No quinto capítulo voltamos ao cotidiano do acampamento, agora enfocando mais o ponto de vista psicológico. Vejamos uma descrição: "A guerra arruinou-nos para tudo", afirma uma dos personagens. E Paul continua: "Ele tem razão. Não somos mais a juventude. Não queremos mais conquistar o mundo. Somos fugitivos. Fugimos de nós mesmos e de nossas vidas. Tínhamos dezoito anos e estávamos começando a amar a vida e o mundo e fomos obrigados a atirar neles e destruí-los. A primeira bomba, a primeira granada, explodiu em nossos corações. Estamos isolados dos que trabalham, da atividade, da ambição, do progresso. Não acreditamos mais nessas coisas; só acreditamos na guerra" (p.74).

O sexto capítulo é dedicado à descrição dos ataques no front, um encontro, cara a cara com a morte. Somos algo parecido com seres humanos, mais como demônios em fúria. E muito preocupantes são os intervalos nos ataques, quando explodem os desconcertos da mente. Nos sentimos como mortos e nada nos poderá fazer renascer. De cento e cinquenta sobraram trinta e dois.

No capítulo de número sete, voltamos ao front, em raros momentos de paz. Estes são momentos de fuga da loucura que assola a todos. Se divertem com garotas francesas. Um leve sopro de juventude e de vida. Paul ganha uma folga de dezessete dias. Junto a família silenciada pelos aflitos da guerra, sente a percepção da mesma, a partir do imaginário popular. Os heróis na defesa da pátria. A guerra como forma de provar atos de heroísmo. O forte desejo do expansionismo... Tomar a Bélgica, o carvão francês, partir sobre a Rússia. Para Paul, um destroçar de todas as relações humanas, do mundo da afetividade e dos sonhos mínimos. Um dos mais duros capítulos.

No oitavo capítulo volta uma bela cena de ternura. No acampamento cuidam dos prisioneiros russos. Paul recebe a visita do pai e da irmã.. A mãe lhe manda bolinhos. São um raro banquete. Ele não hesita em reparti-los com os inimigos russos, feitos prisioneiros. Eles se tornam mais fraternos, talvez -, por estarem mais infelizes.   
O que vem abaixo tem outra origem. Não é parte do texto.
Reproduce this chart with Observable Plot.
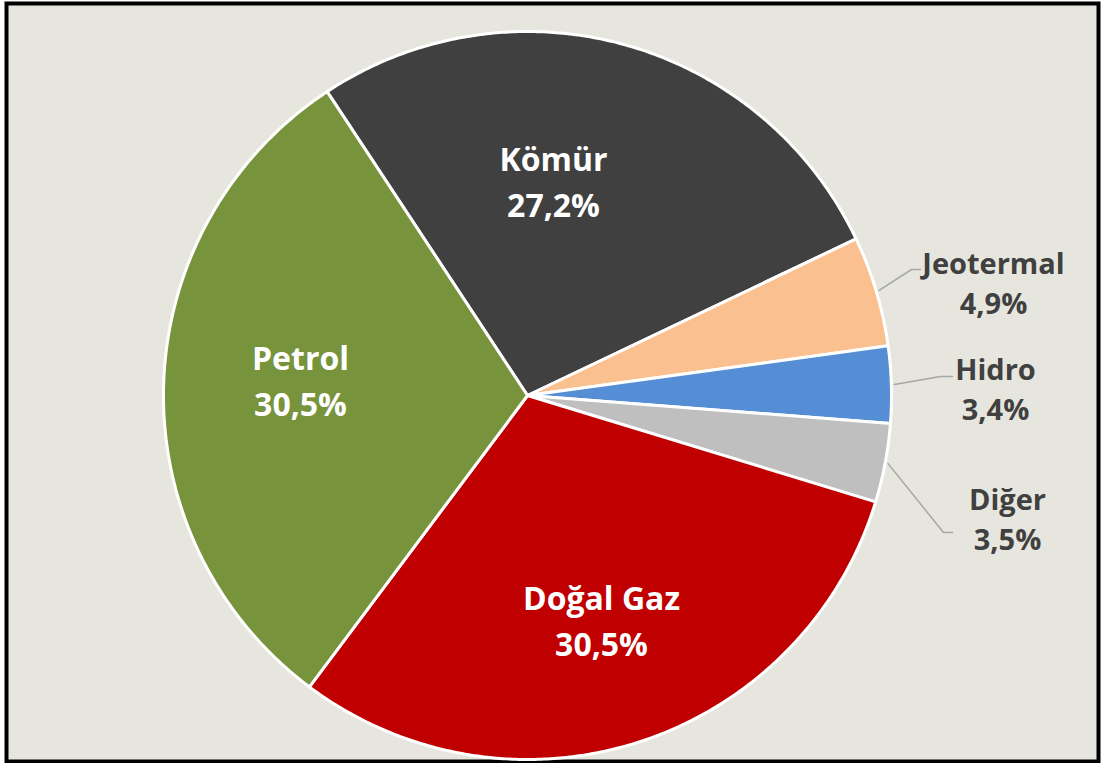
<!DOCTYPE html>
<html>
<head>
<meta charset="utf-8">
<script src="https://cdn.jsdelivr.net/npm/d3@7"></script>
<script src="https://cdn.jsdelivr.net/npm/@observablehq/plot@0.6"></script>
<style>
  html, body { margin: 0; padding: 0; background: #ffffff; }
  svg { display: block; }
</style>
</head>
<body>
<div id="chart"></div>
<script>
// Data
const categories = ["Kömür", "Jeotermal", "Hidro", "Diğer", "Doğal Gaz", "Petrol"];
const shares = [27.2, 4.9, 3.4, 3.5, 30.5, 30.5];
const colors = ["#404040", "#fac090", "#558ed5", "#bfbfbf", "#c00000", "#77933c"];
const labelColors = ["#ffffff", "#404040", "#404040", "#404040", "#ffffff", "#ffffff"];
const percentLabels = ["27,2%", "4,9%", "3,4%", "3,5%", "30,5%", "30,5%"];

// Layout
const W = 1101, H = 763;
const cx = 527, cy = 395, R = 364;
const startDeg = -33.4;

const pie = d3.pie().sort(null).value(d => d.v)
  .startAngle(startDeg * Math.PI / 180)
  .endAngle((startDeg + 360) * Math.PI / 180);
const arcs = pie(categories.map((c, i) => ({c, v: shares[i], i})));

const pt = (a, r) => ({x: cx + r * Math.sin(a), y: cy - r * Math.cos(a)});

const sliceMarks = arcs.map(a => {
  const pts = [pt(0, 0)];
  const n = Math.max(4, Math.ceil((a.endAngle - a.startAngle) / (Math.PI / 360)));
  for (let k = 0; k <= n; k++) {
    pts.push(pt(a.startAngle + (a.endAngle - a.startAngle) * k / n, R));
  }
  pts.push(pt(0, 0));
  return Plot.line(pts, {x: "x", y: "y", fill: colors[a.data.i], stroke: "#ffffff", strokeWidth: 3, strokeLinejoin: "round"});
});

// Label positions
const insidePos = {"Kömür": [553, 178.8], "Petrol": [300, 377.8], "Doğal Gaz": [601, 617.8]};
const outside = {
  "Jeotermal": {lx: 993, ly: 280.7, elbow: [911, 269], end: [920, 269]},
  "Hidro": {lx: 995, ly: 386.7, elbow: [940, 376], end: [952, 376]},
  "Diğer": {lx: 1007, ly: 516.7, elbow: [943, 532], end: [952, 532]}
};

const innerLabels = [], outerLabels = [];
arcs.forEach(a => {
  const c = a.data.c, i = a.data.i;
  const text = c + "\n" + percentLabels[i];
  if (insidePos[c]) innerLabels.push({x: insidePos[c][0], y: insidePos[c][1], text, color: labelColors[i]});
  else outerLabels.push({x: outside[c].lx, y: outside[c].ly, text, color: labelColors[i]});
});

const leaderLines = [];
arcs.forEach(a => {
  const c = a.data.c;
  if (!outside[c]) return;
  const mid = (a.startAngle + a.endAngle) / 2;
  const p = pt(mid, R + 3);
  leaderLines.push({c, x: p.x, y: p.y});
  leaderLines.push({c, x: outside[c].elbow[0], y: outside[c].elbow[1]});
  leaderLines.push({c, x: outside[c].end[0], y: outside[c].end[1]});
});

const chart = Plot.plot({
  width: W,
  height: H,
  margin: 0,
  x: {domain: [0, W], range: [0, W], axis: null},
  y: {domain: [0, H], range: [0, H], axis: null},
  style: {fontFamily: "'Open Sans', Lato, sans-serif", background: "#ffffff"},
  marks: [
    Plot.frame({fill: "#e7e6de", stroke: "#000000", strokeWidth: 4, insetLeft: 6, insetTop: 3, insetRight: 3, insetBottom: 2}),
    ...sliceMarks,
    Plot.line(leaderLines, {x: "x", y: "y", z: "c", stroke: "#a6a6a6", strokeWidth: 1.5}),
    Plot.text(innerLabels, {
      x: "x", y: "y", text: "text", fill: "color",
      fontSize: 32, fontWeight: "bold", lineHeight: 1.44, textAnchor: "middle"
    }),
    Plot.text(outerLabels, {
      x: "x", y: "y", text: "text", fill: "color",
      fontSize: 29, fontWeight: "bold", lineHeight: 1.38, textAnchor: "middle"
    })
  ]
});
document.getElementById("chart").appendChild(chart);
</script>
</body>
</html>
O nono capítulo, o mais longo deles, é dedicado a reflexões sobre a guerra, quando os soldados concluem que a mesma não lhes diz respeito, mas que há gente que dela tira proveito: "Mas, então, para que serve a guerra? indaga Tjaden, Kat dá de ombros. - Deve haver gente que tira proveito dela. - Bem, eu não faço parte deles - ri Tjaden, irônico. - Nem você, nem nenhum de nós aqui" (p. 158). Outra reflexão forte está, já nas páginas finais do livro, quando afirma que os verdadeiros resultados da guerra só se conhecem no interior de um hospital e logo a seguir o jovem Paul emenda:

"Sou jovem, tenho vinte anos, mas da vida conheço apenas o desespero, o medo, a morte e a mais insana superficialidade que se estende sobre um abismo de sofrimento. Vejo como os povos são insuflados uns contra os outros e como se matam em silêncio, ignorantes, tolos, submissos e inocentes, Vejo que os cérebros mais inteligentes do mundo inventam armas e palavras para que tudo isto se faça com mais requintes e maior duração. E, como eu, todos os homens de minha idade, tanto deste, quanto do outro lado, no mundo inteiro, veem isto; toda a minha geração, sofre comigo [...]. Durante todos esses anos, nossa única preocupação foi matar. Nossa primeira profissão na vida. Nosso conhecimento da vida limita-se à morte. Que se pode fazer, depois disto? Que será de nós" (p. 200).

Do décimo capítulo, tomo as duas frases finais. "Tombou morto (Paul) num dia tão tranquilo em toda a linha de frente, que o comunicado limitou-se a uma frase: Nada de novo no front.

Caiu de bruços e ficou estendido, como se estivesse dormindo. Quando alguém o virou, viu-se que ele não devia ter sofrido muito. Tinha no rosto uma expressão tão serena, que quase parecia estar satisfeito de ter terminado assim" (p.220).

É a geração que depois enfrentou a Segunda Guerra Mundial e o mundo da Bipolaridade e da Guerra Fria. Talvez apenas a Guerra do Vietnã tenha provocado literatura semelhante. Prefiro ficar com o enunciado da contracapa: O mais importante romance pacifista do século XX.